Verhaltenskodex - Österreich als Vorbild

Insgesamt hält Ackermann einen Verhaltenskodex für sinnvoll, der auch jenseits von strafrechtlicher Relevanz klare Grenzen zieht und disziplinarische und arbeitsrechtliche Konsequenzen festschreibt: "In Österreich wurden diesbezüglich einige interessante Vorschläge gemacht." Auf die Frage, wer diese Kodizes erstellen solle, verwies Ackermann auf die Diözesen.

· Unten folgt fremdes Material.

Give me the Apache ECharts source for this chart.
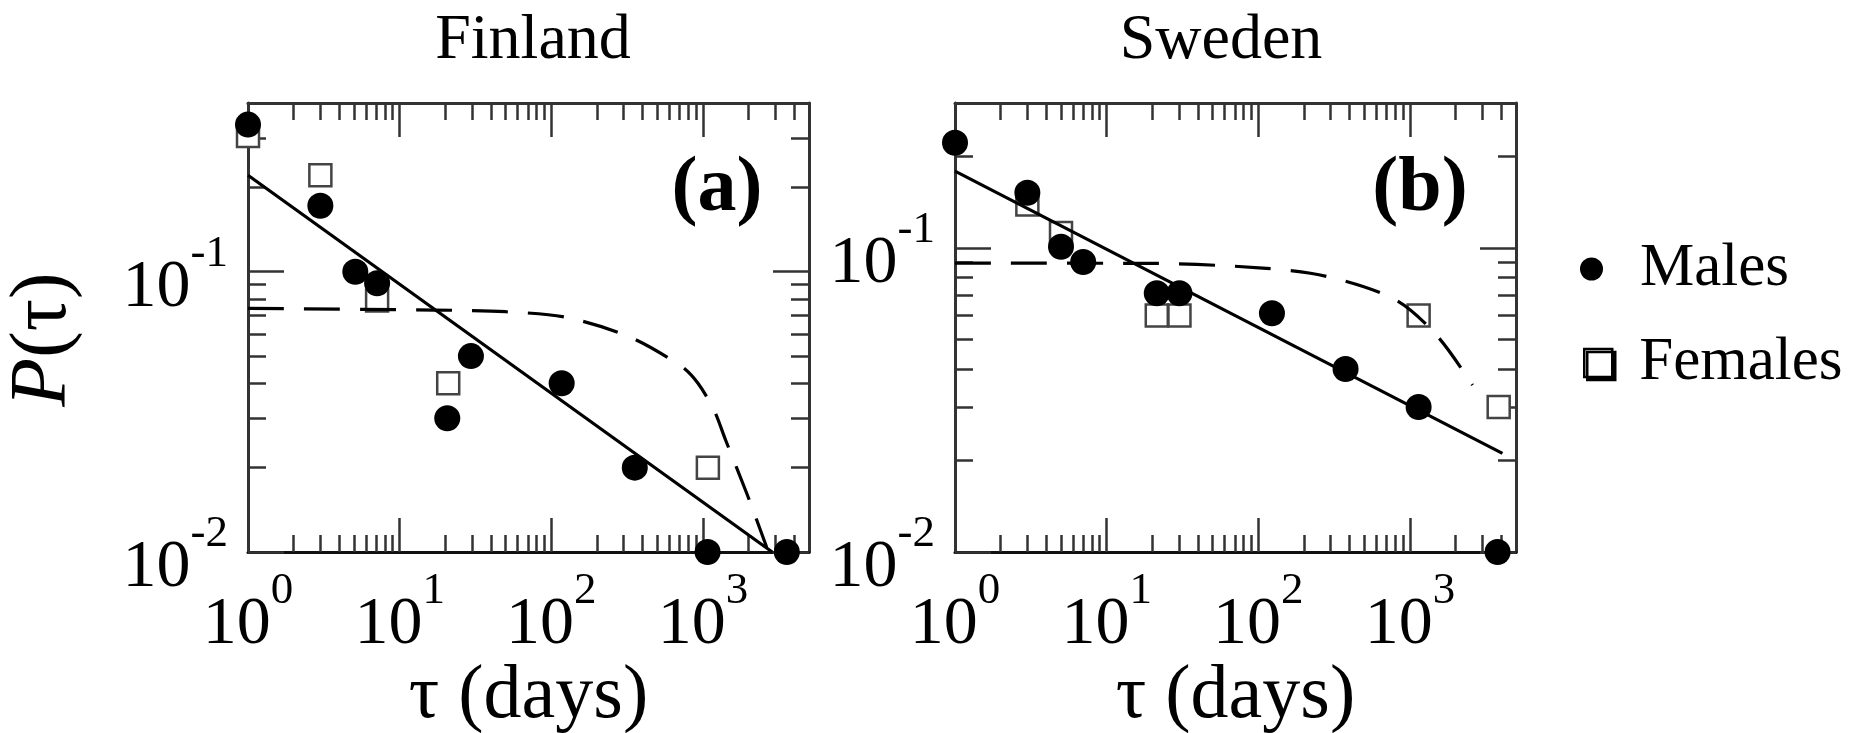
<!DOCTYPE html>
<html>
<head>
<meta charset="utf-8">
<script src="https://cdn.jsdelivr.net/npm/echarts@6/dist/echarts.min.js"></script>
<style>html,body{margin:0;padding:0;background:#fff}#c{width:1863px;height:733px}</style>
</head>
<body>
<div id="c"></div>
<script>
// ---- data ----
const panelTitles = ['Finland', 'Sweden'];
const panelTags = ['(a)', '(b)'];
const xMajorTicks = [1, 10, 100, 1000];
const xMinorTicks = [2,3,4,5,6,7,8,9,20,30,40,50,60,70,80,90,200,300,400,500,600,700,800,900,2000,3000,4000];
const yMajorTicks = [0.01, 0.1];
const yMinorTicks = [0.02,0.03,0.04,0.05,0.06,0.07,0.08,0.09,0.2,0.3];
const xRange = [1, 5000];
const yRangeA = [0.01, 0.4];
const yRangeB = [0.01, 0.3];

// Finland (a)
const tauA_males = [1, 3.0, 5.1, 7.1, 20.6, 29.5, 117, 355, 1072, 3570];
const pA_males   = [0.335, 0.172, 0.100, 0.091, 0.030, 0.050, 0.040, 0.020, 0.010, 0.010];
const tauA_females = [1, 3.0, 7.1, 20.9, 1077];
const pA_females   = [0.305, 0.221, 0.079, 0.040, 0.020];
const tauA_fit = [1, 2860];
const pA_fit   = [0.221, 0.010];
const tauA_dash = [1, 17, 50, 126, 327, 727, 929, 1181, 1409, 1942, 2630];
const pA_dash   = [0.074, 0.073, 0.072, 0.0687, 0.0586, 0.0458, 0.0399, 0.0321, 0.0251, 0.0162, 0.0104];

// Sweden (b)
const tauB_males = [1, 3.0, 5.0, 7.0, 21.4, 30.2, 123, 376, 1140, 3780];
const pB_males   = [0.222, 0.152, 0.101, 0.090, 0.071, 0.071, 0.061, 0.040, 0.030, 0.010];
const tauB_females = [3.0, 5.0, 21.4, 30.2, 1140, 3845];
const pB_females   = [0.139, 0.112, 0.060, 0.060, 0.060, 0.030];
const tauB_fit = [1, 4070];
const pB_fit   = [0.179, 0.0211];
const tauB_dash = [1, 20, 107, 284, 805, 1525, 2583];
const pB_dash   = [0.0892, 0.089, 0.0859, 0.0806, 0.0675, 0.0511, 0.0354];

// ---- chart ----
const FONT = 'Liberation Serif';
const zip = (a, b) => a.map((v, i) => [v, b[i]]);
const rich = {
  b: {fontFamily: FONT, fontSize: 68, lineHeight: 90, color: '#000', verticalAlign: 'bottom'},
  s: {fontFamily: FONT, fontSize: 45, lineHeight: 40, color: '#000', verticalAlign: 'top'}
};
const supFmt = v => '{b|10}{s|' + Math.round(Math.log10(v)) + '}';
const frameColor = '#333';
const tickStyle = {color: '#333', width: 2.5};

const grids = [
  {left: 248, top: 103, width: 561, height: 449, outerBoundsMode: 'none', containLabel: false},
  {left: 955, top: 103, width: 561, height: 449, outerBoundsMode: 'none', containLabel: false}
];
const yRanges = [yRangeA, yRangeB];
const xAxes = [], yAxes = [];
grids.forEach((g, gi) => {
  const baseX = {type: 'log', logBase: 10, min: xRange[0], max: xRange[1], gridIndex: gi, splitLine: {show: false}};
  xAxes.push(Object.assign({}, baseX, {
    position: 'bottom',
    axisLine: {show: true, lineStyle: {color: '#111', width: 3}},
    axisTick: {show: true, inside: true, length: 34, customValues: xMajorTicks, lineStyle: tickStyle},
    axisLabel: {show: true, customValues: xMajorTicks, formatter: supFmt, rich: rich, margin: 17},
    name: 'τ (days)', nameLocation: 'middle', nameGap: 107, nameMoveOverlap: false,
    nameTextStyle: {fontFamily: FONT, fontSize: 76, color: '#000'}
  }));
  xAxes.push(Object.assign({}, baseX, {
    position: 'bottom', axisLine: {show: false},
    axisTick: {show: true, inside: true, length: 17, customValues: xMinorTicks, lineStyle: tickStyle},
    axisLabel: {show: false}
  }));
  xAxes.push(Object.assign({}, baseX, {
    position: 'top',
    axisLine: {show: true, lineStyle: {color: frameColor, width: 3}},
    axisTick: {show: true, inside: true, length: 34, customValues: xMajorTicks, lineStyle: tickStyle},
    axisLabel: {show: false}
  }));
  xAxes.push(Object.assign({}, baseX, {
    position: 'top', axisLine: {show: false},
    axisTick: {show: true, inside: true, length: 17, customValues: xMinorTicks, lineStyle: tickStyle},
    axisLabel: {show: false}
  }));
  const yr = yRanges[gi];
  const baseY = {type: 'log', logBase: 10, min: yr[0], max: yr[1], gridIndex: gi, splitLine: {show: false}};
  const yMain = Object.assign({}, baseY, {
    position: 'left',
    axisLine: {show: true, lineStyle: {color: frameColor, width: 3}},
    axisTick: {show: true, inside: true, length: 36, customValues: yMajorTicks, lineStyle: tickStyle},
    axisLabel: {show: true, customValues: yMajorTicks, formatter: supFmt, rich: rich, margin: 20, padding: [10, 0, 0, 0]}
  });
  if (gi === 0) {
    yMain.name = '{i|P}{n|(τ)}';
    yMain.nameLocation = 'middle';
    yMain.nameGap = 164;
    yMain.nameMoveOverlap = false;
    yMain.nameTextStyle = {padding: [0, 24, 0, 0], rich: {
      i: {fontFamily: FONT, fontSize: 80, fontStyle: 'italic', color: '#000'},
      n: {fontFamily: FONT, fontSize: 80, color: '#000'}
    }};
  }
  yAxes.push(yMain);
  yAxes.push(Object.assign({}, baseY, {
    position: 'left', axisLine: {show: false},
    axisTick: {show: true, inside: true, length: 18, customValues: yMinorTicks, lineStyle: tickStyle},
    axisLabel: {show: false}
  }));
  yAxes.push(Object.assign({}, baseY, {
    position: 'right',
    axisLine: {show: true, lineStyle: {color: frameColor, width: 3}},
    axisTick: {show: true, inside: true, length: 36, customValues: yMajorTicks, lineStyle: tickStyle},
    axisLabel: {show: false}
  }));
  yAxes.push(Object.assign({}, baseY, {
    position: 'right', axisLine: {show: false},
    axisTick: {show: true, inside: true, length: 18, customValues: yMinorTicks, lineStyle: tickStyle},
    axisLabel: {show: false}
  }));
});

const panels = [
  {m: zip(tauA_males, pA_males), f: zip(tauA_females, pA_females), fit: zip(tauA_fit, pA_fit), dash: zip(tauA_dash, pA_dash)},
  {m: zip(tauB_males, pB_males), f: zip(tauB_females, pB_females), fit: zip(tauB_fit, pB_fit), dash: zip(tauB_dash, pB_dash)}
];
const series = [];
panels.forEach((p, gi) => {
  const ax = {xAxisIndex: gi * 4, yAxisIndex: gi * 4};
  series.push(Object.assign({type: 'scatter', name: 'Females', data: p.f, symbol: 'rect', symbolSize: 22,
    itemStyle: {color: '#fff', borderColor: '#444', borderWidth: 2.5, opacity: 1}, z: 2, clip: false}, ax));
  series.push(Object.assign({type: 'line', name: 'fit', data: p.fit, showSymbol: false, symbol: 'none',
    lineStyle: {color: '#000', width: 3.2}, z: 3, silent: true, clip: false}, ax));
  series.push(Object.assign({type: 'line', name: 'model', data: p.dash, showSymbol: false, symbol: 'none', smooth: 0.3,
    lineStyle: {color: '#000', width: 3.2, type: [36, 20]}, z: 3, silent: true, clip: false}, ax));
  series.push(Object.assign({type: 'scatter', name: 'Males', data: p.m, symbol: 'circle', symbolSize: 26,
    itemStyle: {color: '#000', opacity: 1}, z: 4, clip: false}, ax));
});

const titles = [
  {text: panelTitles[0], left: 528, top: 4, textAlign: 'center', textStyle: {fontFamily: FONT, fontSize: 64, fontWeight: 'normal', color: '#000'}},
  {text: panelTitles[1], left: 1216, top: 4, textAlign: 'center', textStyle: {fontFamily: FONT, fontSize: 64, fontWeight: 'normal', color: '#000'}},
  {text: panelTags[0], left: 712, top: 146, textAlign: 'center', textStyle: {fontFamily: FONT, fontSize: 78, fontWeight: 'bold', color: '#000'}},
  {text: panelTags[1], left: 1415, top: 146, textAlign: 'center', textStyle: {fontFamily: FONT, fontSize: 78, fontWeight: 'bold', color: '#000'}}
];

const legendText = {fontFamily: FONT, fontSize: 61, lineHeight: 62, color: '#000'};
const chart = echarts.init(document.getElementById('c'), null, {renderer: 'canvas'});
chart.setOption({
  animation: false,
  backgroundColor: '#fff',
  title: titles,
  grid: grids,
  xAxis: xAxes,
  yAxis: yAxes,
  legend: [
    {
      orient: 'vertical', left: 1580, top: 224, padding: 0, itemWidth: 23, itemHeight: 23, selectedMode: false,
      textStyle: Object.assign({padding: [28, 0, 0, 32]}, legendText),
      data: [{name: 'Males', icon: 'circle', itemStyle: {color: '#000', borderWidth: 0, opacity: 1}}]
    },
    {
      orient: 'vertical', left: 1583, top: 328, padding: 0, itemWidth: 28, itemHeight: 28, selectedMode: false,
      textStyle: Object.assign({padding: [8, 0, 0, 22]}, legendText),
      data: [{name: 'Females', icon: 'rect', itemStyle: {color: '#fff', borderColor: '#000', borderWidth: 2.5, opacity: 1,
        shadowColor: '#000', shadowOffsetX: 3, shadowOffsetY: 3, shadowBlur: 0}}]
    }
  ],
  series: series
});
</script>
</body>
</html>
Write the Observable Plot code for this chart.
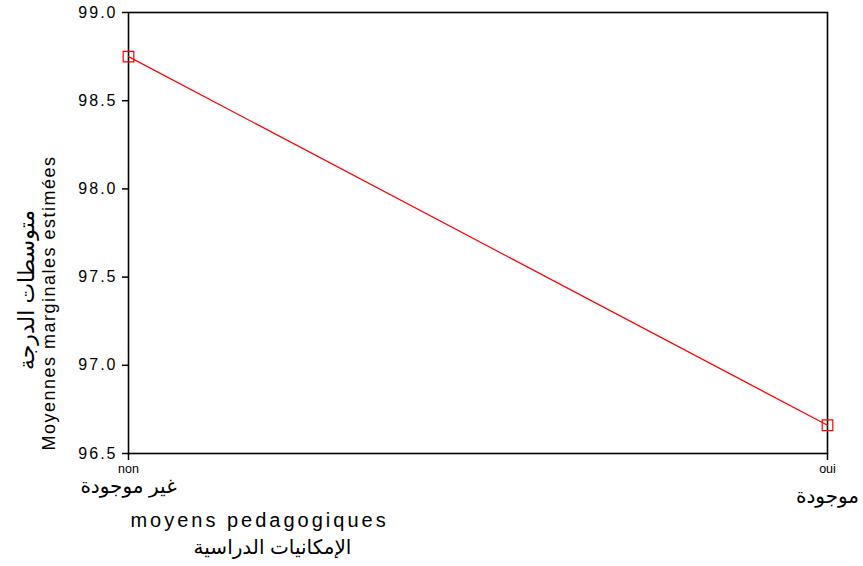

Ans Licht gebracht hatte den Missbrauchsskandal in der katholischen Kirche im Januar 2010 der Jesuiten-Pater Klaus Mertes. Der damalige Leiter des Canisius-Kollegs in Berlin hatte in einem Brief an ehemalige Schüler über Missbrauchsfälle an der Schule informiert. Er löste damit eine Lawine weiterer Enthüllungen über sexuellen Missbrauch in kirchlichen Einrichtungen, Privatschulen, Vereinen und Familien aus. In der Folge verschärften die deutschen Bischöfe unter anderem die Leitlinien zum Vorgehen bei sexuellem Missbrauch in der Kirche, gaben verschiedene Gutachten in Auftrag und starteten einen Dialogprozess.